Here the court turned first to Chamberlain v. Whitford, wherein it had held that:

“An executed and past consideration is not sufficient to support a subsequent promise. It is not enough to show that a service has been rendered, and that it was beneficial to the party sought to be charged, unless it was rendered at his express request, or under such circumstances that the law would imply a request.”

While in Dearborn v. Brown the court had earlier held that:

“[T]he past performance of services constitutes no consideration even for an express promise, unless they were performed at the express or implied request of the defendant, or unless they were done in performance of some duty or obligation resting on the defendant.”

To which it had been evident that no money had been exchanged for the readings, nor any express terms set out during their meetings. And so when summarising the fruitlessness of the claim, the court finally relied upon Johnson v.
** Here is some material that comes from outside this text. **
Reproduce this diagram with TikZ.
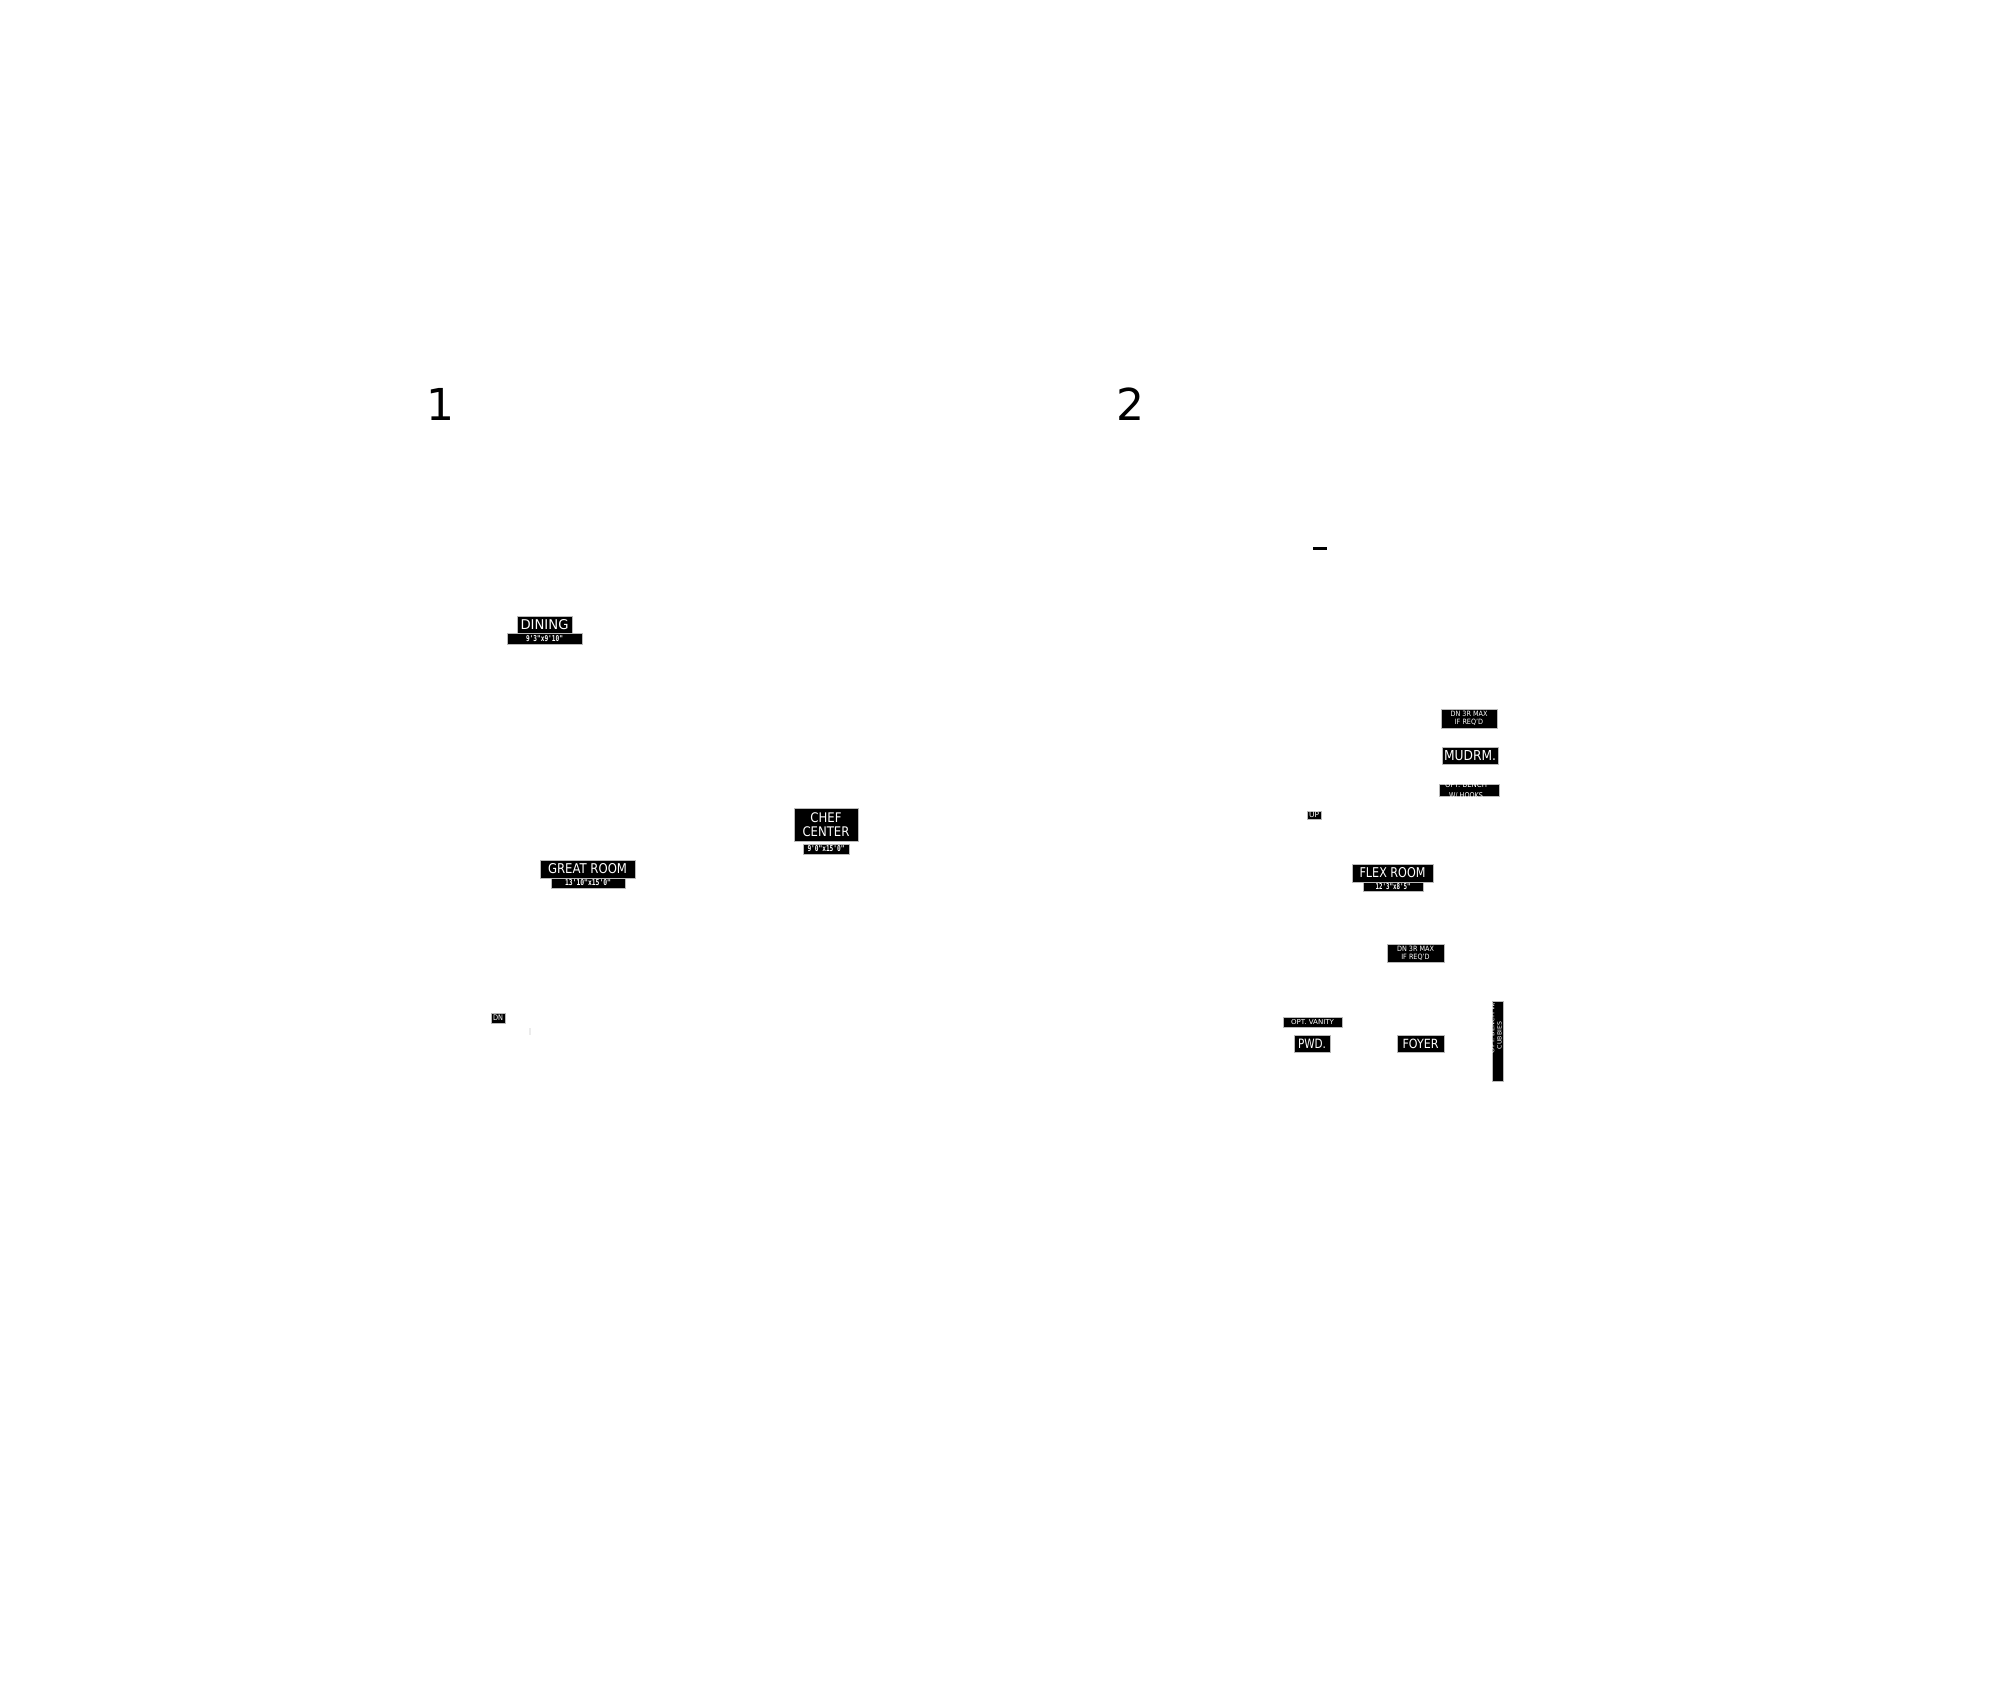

Kimball in which it had later held that:

“An executed gift is neither consideration for an express contract nor a ground for implying one as a fiction of law.”

Thus the claim was one without merit and so the suit was again dismissed to the relief of the surviving parties and the dismay of a wanton clairvoyant, although one might have expected her to learn of the outcome prior to any litigation.

Greiner v. Greiner (1930)

US Contract Law

Greiner v Greiner
Image: ‘Plaza Lights, Kansas City’ by Thomas Kinkade

Inducement of consideration on the part of a promisee to a contract, whether written or oral, is an action that while not seemingly of benefit to the promisor, requires completion of the gesture by lawful means should natural justice be seen to be done.

In 1926, the appellant inherited a substantial amount of land from one of her sons, after which she aimed to use it to make amends for her late husband’s death, whose own will had disinherited four of his children, while the remaining four became beneficiaries to portions of his estate.

By way of reparation, the appellant sought the counsel of a number of those children, while on a number of occasions, explaining that she intended for the respondent to relocate from his home in Logan County, to a plot estimated at around 80-97 acres in size. This became problematic for the respondent as he was indebted by way of mortgage and could not just ‘up sticks’ and move, at which point the appellant took steps to reassign the mortgage to herself, so as to allow the respondent to take up residence on the land set aside for him.

This was duly executed until around a year later, when the respondent was served with a notice to quit by one of his brothers, whereupon he sought remedy by way of a conveyance from the appellant to support his right to title. Given that the appellant was illiterate, it became apparent that she had not taken the steps needed to complete such a disposition, but had instead relied upon her own insistence that she would bequeath him the land by way of a will, which was yet to be drafted.

When heard at the district court, the judge ruled in favour of the respondent, whereupon the appellant contested it within the Supreme Court of Kansas. Here, reference was made to s.32 of the Restatement Law of Contracts which reads:

“In case of doubt an offer is interpreted as inviting the offeree to accept either by promising to perform what the offer requests or by rendering the performance, as the offeree chooses.”

While s.90 of the same document reads:

“A promise which the promisor should reasonably expect to induce action or forbearance of a definite and substantial character on the part of the promisee and which does induce such action or forbearance, is binding if injustice can be avoided only by enforcement of the promise.”

Which translated that despite a failure to endorse her intentions through written expression, the appellant had by virtue of her repeated declarations, created an enforceable contract of disposition that by extension had led to the relocation of the respondent on the pretence that title was both implied and ultimately due through either deed or testamentary powers. It was this irreversible fact that led the Court to uphold the previous decision and dismiss the appeal outright on grounds that financial remedy would not be sufficient to the cause in hand.